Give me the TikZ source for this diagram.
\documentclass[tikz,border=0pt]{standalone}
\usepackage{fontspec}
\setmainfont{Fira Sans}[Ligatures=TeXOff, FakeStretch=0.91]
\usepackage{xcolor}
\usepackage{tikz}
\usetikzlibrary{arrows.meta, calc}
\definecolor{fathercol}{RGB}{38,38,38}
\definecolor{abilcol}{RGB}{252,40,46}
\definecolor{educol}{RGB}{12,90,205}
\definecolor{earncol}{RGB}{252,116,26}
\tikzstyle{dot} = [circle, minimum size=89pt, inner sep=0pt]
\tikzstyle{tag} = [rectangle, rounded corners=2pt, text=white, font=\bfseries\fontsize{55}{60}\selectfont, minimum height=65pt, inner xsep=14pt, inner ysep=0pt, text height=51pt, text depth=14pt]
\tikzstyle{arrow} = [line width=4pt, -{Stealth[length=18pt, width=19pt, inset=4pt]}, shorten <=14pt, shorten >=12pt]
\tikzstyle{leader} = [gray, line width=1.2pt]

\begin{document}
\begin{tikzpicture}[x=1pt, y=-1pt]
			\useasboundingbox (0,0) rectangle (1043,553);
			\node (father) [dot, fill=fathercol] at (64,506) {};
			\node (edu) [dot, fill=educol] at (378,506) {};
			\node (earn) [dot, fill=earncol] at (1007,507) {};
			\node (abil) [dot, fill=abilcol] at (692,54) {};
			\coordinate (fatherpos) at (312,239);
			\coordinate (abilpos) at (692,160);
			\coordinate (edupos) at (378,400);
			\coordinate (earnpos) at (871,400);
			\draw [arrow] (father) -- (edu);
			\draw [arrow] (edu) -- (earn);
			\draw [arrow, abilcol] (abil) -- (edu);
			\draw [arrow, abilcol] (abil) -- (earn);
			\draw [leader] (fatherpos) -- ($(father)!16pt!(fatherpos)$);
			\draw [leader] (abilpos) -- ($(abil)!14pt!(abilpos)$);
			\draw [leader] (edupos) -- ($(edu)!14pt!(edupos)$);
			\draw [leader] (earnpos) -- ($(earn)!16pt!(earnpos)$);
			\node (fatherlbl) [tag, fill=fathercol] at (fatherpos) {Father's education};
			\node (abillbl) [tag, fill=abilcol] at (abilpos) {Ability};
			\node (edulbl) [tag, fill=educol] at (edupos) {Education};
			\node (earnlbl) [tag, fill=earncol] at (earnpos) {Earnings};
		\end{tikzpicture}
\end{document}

■ ■ ■ ■ ■

GOAL OF THE EXERCISE »
Beginning at the top of the data, please return every line until and including the line containing "[gray, line width=1.2pt]", copied exactly, and nothing past it.

OUTPUT OF THE TASK »
Give me the TikZ source for this diagram.
\documentclass[tikz,border=0pt]{standalone}
\usepackage{fontspec}
\setmainfont{Fira Sans}[Ligatures=TeXOff, FakeStretch=0.91]
\usepackage{xcolor}
\usepackage{tikz}
\usetikzlibrary{arrows.meta, calc}
\definecolor{fathercol}{RGB}{38,38,38}
\definecolor{abilcol}{RGB}{252,40,46}
\definecolor{educol}{RGB}{12,90,205}
\definecolor{earncol}{RGB}{252,116,26}
\tikzstyle{dot} = [circle, minimum size=89pt, inner sep=0pt]
\tikzstyle{tag} = [rectangle, rounded corners=2pt, text=white, font=\bfseries\fontsize{55}{60}\selectfont, minimum height=65pt, inner xsep=14pt, inner ysep=0pt, text height=51pt, text depth=14pt]
\tikzstyle{arrow} = [line width=4pt, -{Stealth[length=18pt, width=19pt, inset=4pt]}, shorten <=14pt, shorten >=12pt]
\tikzstyle{leader} = [gray, line width=1.2pt]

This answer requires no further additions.